God provides all they need, but He honors them by providing an option. Will humans rule the earth but obey Him? So there is a tree, a tree of knowledge of Good and Bad. "Do not eat," He said. Why put it there? Because without it we are only babies. He wants relationship, He tests us to reveal what is in us. He gives us choice. (Perhaps the tree is no different from any other, randomly chosen and set apart. It reveals good and bad because of what is in the human behavior, not the fruit itself. It's not the fruit, it is disobedience which educates us in evil.) So the tree "looks" good, thinks Eve. It appeals, the way independence appeals to the teenager. "Shake off the chains and be free!" Eve, singing with Franks Sinatra, "I did it my way!" Tragically, knowing what evil and bad are is not so much fun. It is especially painful when you find it in yourself. We, too, have tasted the fruit, it looked good and tasted sweet, but it became bitter in the stomach. Eve and Adam begin a new life together. One filled with the misery of their own choosing. You want freedom and independence from God? Welcome to "Earth II: Fallen Creation."

Sin, suffering, wounds, death, deceit, injustice, fear.... The new world order under Adam and Eve produces all manner of problems. We are not totally alone, God still finds a way to reach us, but we are not in Eden and He no longer walks among us in the cool of the day (except for rare exceptions for the welfare of the human race). The ministry of Jesus would be the prime example of Him rescuing us from this mess of our own making. As Jesus breathed His breath into the Apostles and sent them out (and by extension us as well) He told them and empowered them to do the same. Rescue folks. And so, at its best, this is what the church does. It teaches truth to rescue minds, it exorcises demons to free soul and spirit and it heals body and soul, mind and heart, to free from every malady. This is what we sought to do last Sunday. It worked. There were different manner of healing, enough tears shed to convince you that some pains were dealt with. People said they felt things going on, spiritual kinds of things that manifested within them. It was not a typical church day, though it is becoming more typical as we seek to do what Jesus told us to do: Preach, Teach, Heal, Exorcise, Reconcile and Forgive Sinners.

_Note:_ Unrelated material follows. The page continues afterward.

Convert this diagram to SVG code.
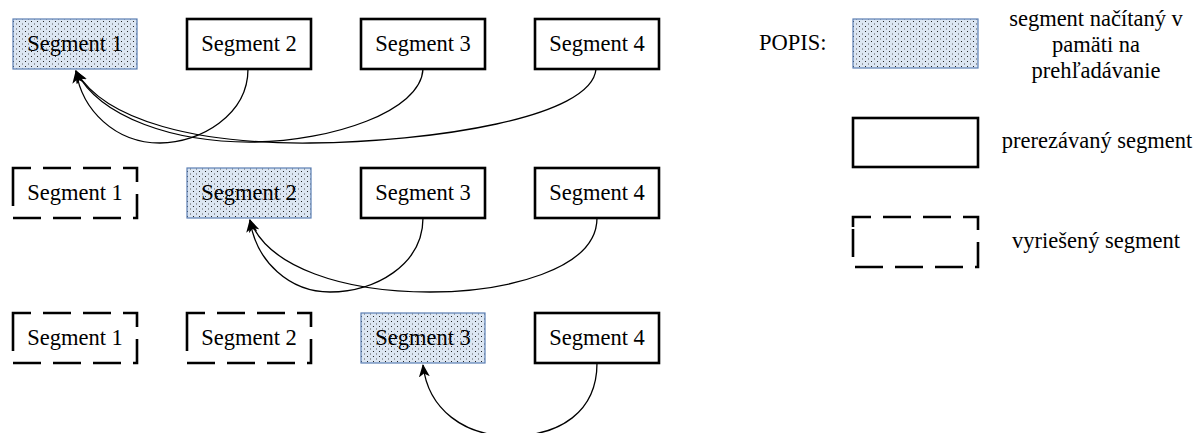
<svg xmlns="http://www.w3.org/2000/svg" width="1197" height="433" viewBox="0 0 1197 433">
  <style>
    text { font-family: "Liberation Serif", "Times New Roman", serif; font-size: 22.5px; fill: #000; }
    .lbl { text-anchor: middle; }
    .active { fill: url(#dots); stroke: #5b7fb4; stroke-width: 1.2; }
    .cut { fill: #fff; stroke: #000; stroke-width: 2.6; }
    .done { fill: none; stroke: #000; stroke-width: 2.6; stroke-dasharray: 28 12; }
    .link { fill: none; stroke: #000; stroke-width: 1.3; marker-end: url(#arrow); }
  </style>
  <defs>
    <pattern id="dots" width="6" height="5" patternUnits="userSpaceOnUse">
      <rect width="6" height="5" fill="#dce6f2"/>
      <rect x="1" y="1" width="1" height="1" fill="#222"/>
      <rect x="4" y="3.5" width="1" height="1" fill="#555"/>
    </pattern>
    <marker id="arrow" viewBox="0 0 13 11" refX="12" refY="5.5" markerWidth="13" markerHeight="11" markerUnits="userSpaceOnUse" orient="auto">
      <path d="M0,0 L13,5.5 L0,11 L3.5,5.5 Z" fill="#000"/>
    </marker>
  </defs>

  <!-- row 1: segment 1 loaded -->
  <g id="r1s1"><rect class="active" x="13" y="19" width="124" height="50"/><text class="lbl" x="75" y="51">Segment 1</text></g>
  <g id="r1s2"><rect class="cut" x="187" y="19" width="124" height="50"/><text class="lbl" x="249" y="51">Segment 2</text></g>
  <g id="r1s3"><rect class="cut" x="361" y="19" width="124" height="50"/><text class="lbl" x="423" y="51">Segment 3</text></g>
  <g id="r1s4"><rect class="cut" x="535" y="19" width="124" height="50"/><text class="lbl" x="597" y="51">Segment 4</text></g>

  <!-- row 2: segment 2 loaded -->
  <g id="r2s1"><path class="done" d="M13,178 V168 H137 V218 H13 Z"/><text class="lbl" x="75" y="200">Segment 1</text></g>
  <g id="r2s2"><rect class="active" x="187" y="168" width="124" height="50"/><text class="lbl" x="249" y="200">Segment 2</text></g>
  <g id="r2s3"><rect class="cut" x="361" y="168" width="124" height="50"/><text class="lbl" x="423" y="200">Segment 3</text></g>
  <g id="r2s4"><rect class="cut" x="535" y="168" width="124" height="50"/><text class="lbl" x="597" y="200">Segment 4</text></g>

  <!-- row 3: segment 3 loaded -->
  <g id="r3s1"><path class="done" d="M13,323 V313 H137 V363 H13 Z"/><text class="lbl" x="75" y="345">Segment 1</text></g>
  <g id="r3s2"><path class="done" d="M187,323 V313 H311 V363 H187 Z"/><text class="lbl" x="249" y="345">Segment 2</text></g>
  <g id="r3s3"><rect class="active" x="361" y="313" width="124" height="50"/><text class="lbl" x="423" y="345">Segment 3</text></g>
  <g id="r3s4"><rect class="cut" x="535" y="313" width="124" height="50"/><text class="lbl" x="597" y="345">Segment 4</text></g>

  <!-- legend -->
  <g id="legend">
    <text x="759" y="50">POPIS:</text>
    <rect class="active" x="853" y="19" width="125" height="49"/>
    <text class="lbl" x="1096" y="26">segment načítaný v</text>
    <text class="lbl" x="1096" y="52">pamäti na</text>
    <text class="lbl" x="1096" y="78">prehľadávanie</text>
    <rect class="cut" x="853" y="118" width="125" height="49"/>
    <text class="lbl" x="1097" y="148">prerezávaný segment</text>
    <path class="done" d="M853,227 V217 H978 V267 H853 Z"/>
    <text class="lbl" x="1096" y="248">vyriešený segment</text>
  </g>

  <!-- connectors -->
  <g id="connectors">
    <path class="link" d="M248,69 C248,115 200,143 160,143 C115,143 82,110 76,71"/>
    <path class="link" d="M423,69 C421,112 330,141 255,142 C175,143 100,118 76,71"/>
    <path class="link" d="M596,69 C592,118 430,142 310,143 C200,144 105,122 76,71"/>
    <path class="link" d="M423,218 C423,265 375,292 330,292 C290,292 256,262 250,220"/>
    <path class="link" d="M597,218 C597,270 505,292 430,292 C345,292 268,268 250,220"/>
    <path class="link" d="M597,363 C597,412 560,436 510,436 C465,436 428,410 423,365"/>
  </g>
</svg>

Why do such things? Because we live east of Eden in a cursed world. Because Jesus told us to and God wants it. Because seeing life renewed is more fun and more beautiful than most anything else we could have done. I continue to pray for those who attended, that the healing begun reaches fruitition, and for protection on the healings. I pray for those who wanted to be there but couldn't come. I pray for those who needed to be there but didn't come. I pray in thanks to the Father of mercy who loves us so much and saves us each day in myriad ways.